**Rows**
═══

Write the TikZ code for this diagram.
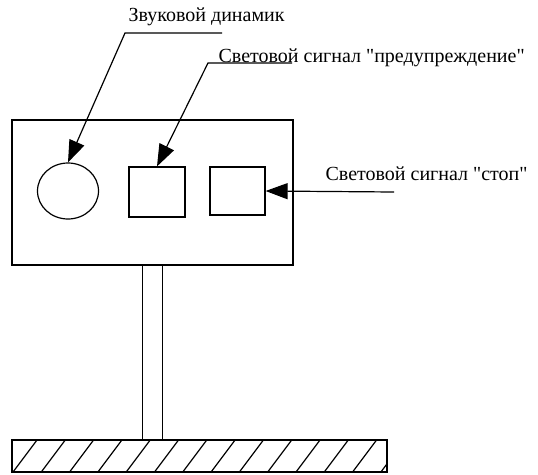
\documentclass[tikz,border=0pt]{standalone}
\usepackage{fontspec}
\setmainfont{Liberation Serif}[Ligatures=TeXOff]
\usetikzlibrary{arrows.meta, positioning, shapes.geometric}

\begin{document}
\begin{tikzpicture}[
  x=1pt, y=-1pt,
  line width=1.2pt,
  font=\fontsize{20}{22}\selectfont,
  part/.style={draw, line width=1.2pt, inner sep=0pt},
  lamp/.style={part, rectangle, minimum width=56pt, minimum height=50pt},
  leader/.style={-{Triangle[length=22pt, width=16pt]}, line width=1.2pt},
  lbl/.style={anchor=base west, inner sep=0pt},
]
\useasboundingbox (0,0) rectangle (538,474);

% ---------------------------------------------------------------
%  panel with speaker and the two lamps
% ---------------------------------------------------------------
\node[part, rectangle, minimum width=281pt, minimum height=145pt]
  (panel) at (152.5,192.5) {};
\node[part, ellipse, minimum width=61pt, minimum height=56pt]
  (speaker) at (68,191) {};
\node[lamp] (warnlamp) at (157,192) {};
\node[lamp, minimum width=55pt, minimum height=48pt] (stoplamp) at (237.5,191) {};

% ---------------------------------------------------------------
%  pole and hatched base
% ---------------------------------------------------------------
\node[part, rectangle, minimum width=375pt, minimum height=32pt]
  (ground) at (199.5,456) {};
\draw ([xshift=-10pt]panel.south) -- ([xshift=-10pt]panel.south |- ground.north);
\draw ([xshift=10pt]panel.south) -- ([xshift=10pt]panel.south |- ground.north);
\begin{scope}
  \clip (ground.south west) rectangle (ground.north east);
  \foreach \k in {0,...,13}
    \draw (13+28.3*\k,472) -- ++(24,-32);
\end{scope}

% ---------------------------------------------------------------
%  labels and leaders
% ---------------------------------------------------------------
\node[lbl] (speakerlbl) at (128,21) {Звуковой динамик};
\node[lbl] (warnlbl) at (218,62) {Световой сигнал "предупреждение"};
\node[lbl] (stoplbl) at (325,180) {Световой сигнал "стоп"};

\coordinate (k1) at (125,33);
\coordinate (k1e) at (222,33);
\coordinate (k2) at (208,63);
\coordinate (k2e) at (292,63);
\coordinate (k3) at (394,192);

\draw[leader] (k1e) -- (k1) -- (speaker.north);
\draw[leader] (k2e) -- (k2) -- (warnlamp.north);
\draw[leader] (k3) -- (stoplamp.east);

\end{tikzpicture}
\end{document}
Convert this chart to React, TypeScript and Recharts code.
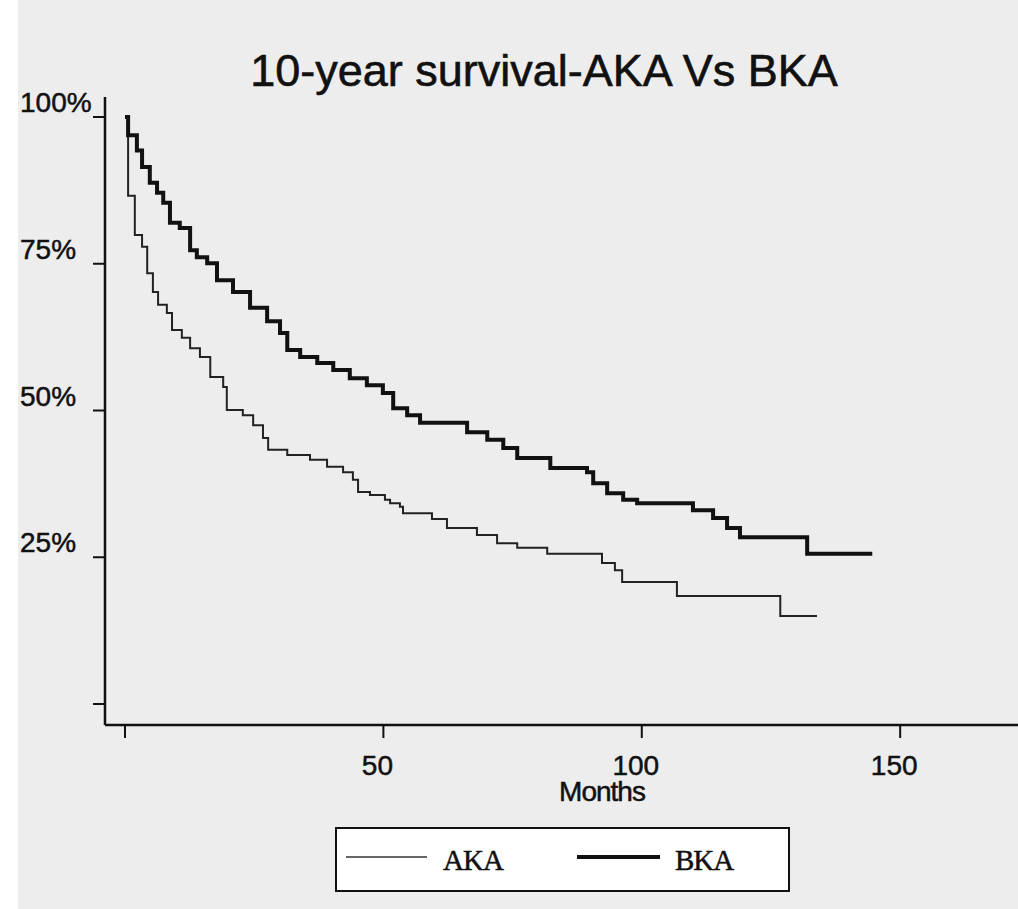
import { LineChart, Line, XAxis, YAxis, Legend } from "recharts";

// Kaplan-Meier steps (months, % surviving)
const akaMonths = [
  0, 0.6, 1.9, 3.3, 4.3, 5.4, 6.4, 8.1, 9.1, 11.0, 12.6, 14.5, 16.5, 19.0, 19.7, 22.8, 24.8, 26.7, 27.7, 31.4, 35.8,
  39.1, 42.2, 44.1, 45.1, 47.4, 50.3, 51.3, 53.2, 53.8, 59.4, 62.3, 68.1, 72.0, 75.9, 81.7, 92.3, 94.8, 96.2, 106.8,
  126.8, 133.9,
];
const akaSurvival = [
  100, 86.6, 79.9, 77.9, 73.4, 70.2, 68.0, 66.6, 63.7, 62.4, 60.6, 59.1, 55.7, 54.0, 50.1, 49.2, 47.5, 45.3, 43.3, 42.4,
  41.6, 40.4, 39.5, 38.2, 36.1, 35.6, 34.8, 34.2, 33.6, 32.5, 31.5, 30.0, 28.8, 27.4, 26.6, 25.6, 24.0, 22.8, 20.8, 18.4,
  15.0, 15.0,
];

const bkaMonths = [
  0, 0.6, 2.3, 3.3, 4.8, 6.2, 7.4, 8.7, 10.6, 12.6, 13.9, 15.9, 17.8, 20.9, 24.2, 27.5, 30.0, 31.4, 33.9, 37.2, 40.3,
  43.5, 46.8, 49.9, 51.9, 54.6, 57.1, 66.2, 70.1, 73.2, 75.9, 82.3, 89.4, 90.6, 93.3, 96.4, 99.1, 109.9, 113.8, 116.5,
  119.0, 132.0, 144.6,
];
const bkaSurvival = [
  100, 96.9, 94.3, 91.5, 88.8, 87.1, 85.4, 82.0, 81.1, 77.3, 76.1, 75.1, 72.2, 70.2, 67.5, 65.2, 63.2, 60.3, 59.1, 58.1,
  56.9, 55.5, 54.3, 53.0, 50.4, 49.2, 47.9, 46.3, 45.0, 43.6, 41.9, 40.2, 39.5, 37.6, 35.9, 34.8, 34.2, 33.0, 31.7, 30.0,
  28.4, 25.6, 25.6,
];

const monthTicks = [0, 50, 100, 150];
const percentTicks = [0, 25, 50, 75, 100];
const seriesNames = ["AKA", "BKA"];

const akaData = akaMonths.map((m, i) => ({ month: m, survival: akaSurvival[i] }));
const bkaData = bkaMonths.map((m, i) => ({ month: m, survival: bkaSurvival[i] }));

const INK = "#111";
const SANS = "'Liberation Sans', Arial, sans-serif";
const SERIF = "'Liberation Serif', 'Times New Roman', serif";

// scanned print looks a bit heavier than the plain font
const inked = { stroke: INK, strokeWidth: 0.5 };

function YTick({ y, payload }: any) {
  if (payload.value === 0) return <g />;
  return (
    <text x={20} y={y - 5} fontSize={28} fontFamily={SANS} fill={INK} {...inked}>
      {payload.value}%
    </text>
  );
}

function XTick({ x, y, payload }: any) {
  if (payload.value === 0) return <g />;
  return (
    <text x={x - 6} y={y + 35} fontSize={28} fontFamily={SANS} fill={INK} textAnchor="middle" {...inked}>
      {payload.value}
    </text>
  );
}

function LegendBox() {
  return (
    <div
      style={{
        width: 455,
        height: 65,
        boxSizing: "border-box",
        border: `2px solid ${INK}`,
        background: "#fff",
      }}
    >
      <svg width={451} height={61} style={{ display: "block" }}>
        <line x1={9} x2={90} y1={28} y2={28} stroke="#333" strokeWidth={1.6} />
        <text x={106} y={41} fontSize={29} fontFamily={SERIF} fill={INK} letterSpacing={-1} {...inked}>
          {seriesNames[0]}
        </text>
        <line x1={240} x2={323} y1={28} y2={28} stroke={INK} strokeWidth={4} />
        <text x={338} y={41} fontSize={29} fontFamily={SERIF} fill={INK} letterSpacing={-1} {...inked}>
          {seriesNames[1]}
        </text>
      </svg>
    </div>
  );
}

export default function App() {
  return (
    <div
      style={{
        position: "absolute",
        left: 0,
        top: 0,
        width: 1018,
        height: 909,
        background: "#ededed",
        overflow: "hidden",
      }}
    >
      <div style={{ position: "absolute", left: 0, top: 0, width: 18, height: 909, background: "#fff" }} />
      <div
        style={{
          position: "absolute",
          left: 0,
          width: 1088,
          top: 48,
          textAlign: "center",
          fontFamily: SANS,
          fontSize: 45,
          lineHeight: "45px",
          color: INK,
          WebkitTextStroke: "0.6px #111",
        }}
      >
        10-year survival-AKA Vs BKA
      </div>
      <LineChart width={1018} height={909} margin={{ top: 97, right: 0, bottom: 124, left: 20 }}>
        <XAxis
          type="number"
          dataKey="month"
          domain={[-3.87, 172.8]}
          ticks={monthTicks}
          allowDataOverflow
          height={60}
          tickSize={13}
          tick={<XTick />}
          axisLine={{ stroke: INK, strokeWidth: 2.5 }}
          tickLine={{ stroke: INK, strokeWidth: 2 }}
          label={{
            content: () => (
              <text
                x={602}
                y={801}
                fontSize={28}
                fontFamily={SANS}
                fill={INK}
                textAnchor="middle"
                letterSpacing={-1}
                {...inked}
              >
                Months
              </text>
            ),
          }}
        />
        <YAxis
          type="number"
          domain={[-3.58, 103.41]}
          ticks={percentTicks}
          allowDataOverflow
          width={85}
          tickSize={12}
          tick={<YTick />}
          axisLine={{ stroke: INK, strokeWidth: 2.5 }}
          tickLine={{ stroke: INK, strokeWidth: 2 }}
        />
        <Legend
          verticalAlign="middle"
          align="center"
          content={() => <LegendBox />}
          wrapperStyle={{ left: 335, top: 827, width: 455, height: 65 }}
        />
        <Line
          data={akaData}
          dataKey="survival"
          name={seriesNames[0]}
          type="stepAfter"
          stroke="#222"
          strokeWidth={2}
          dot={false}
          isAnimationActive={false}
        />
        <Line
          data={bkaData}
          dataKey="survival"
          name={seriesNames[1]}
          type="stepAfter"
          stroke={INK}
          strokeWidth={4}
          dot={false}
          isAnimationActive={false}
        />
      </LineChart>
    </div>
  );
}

═══

**Exercise objective**
Set down again, exactly, the lines of the material above from its first line to the one with "(0,0) rectangle (538,474);", inclusive. Leave the pictures out.

**Full response**
Write the TikZ code for this diagram.
\documentclass[tikz,border=0pt]{standalone}
\usepackage{fontspec}
\setmainfont{Liberation Serif}[Ligatures=TeXOff]
\usetikzlibrary{arrows.meta, positioning, shapes.geometric}

\begin{document}
\begin{tikzpicture}[
  x=1pt, y=-1pt,
  line width=1.2pt,
  font=\fontsize{20}{22}\selectfont,
  part/.style={draw, line width=1.2pt, inner sep=0pt},
  lamp/.style={part, rectangle, minimum width=56pt, minimum height=50pt},
  leader/.style={-{Triangle[length=22pt, width=16pt]}, line width=1.2pt},
  lbl/.style={anchor=base west, inner sep=0pt},
]
\useasboundingbox (0,0) rectangle (538,474);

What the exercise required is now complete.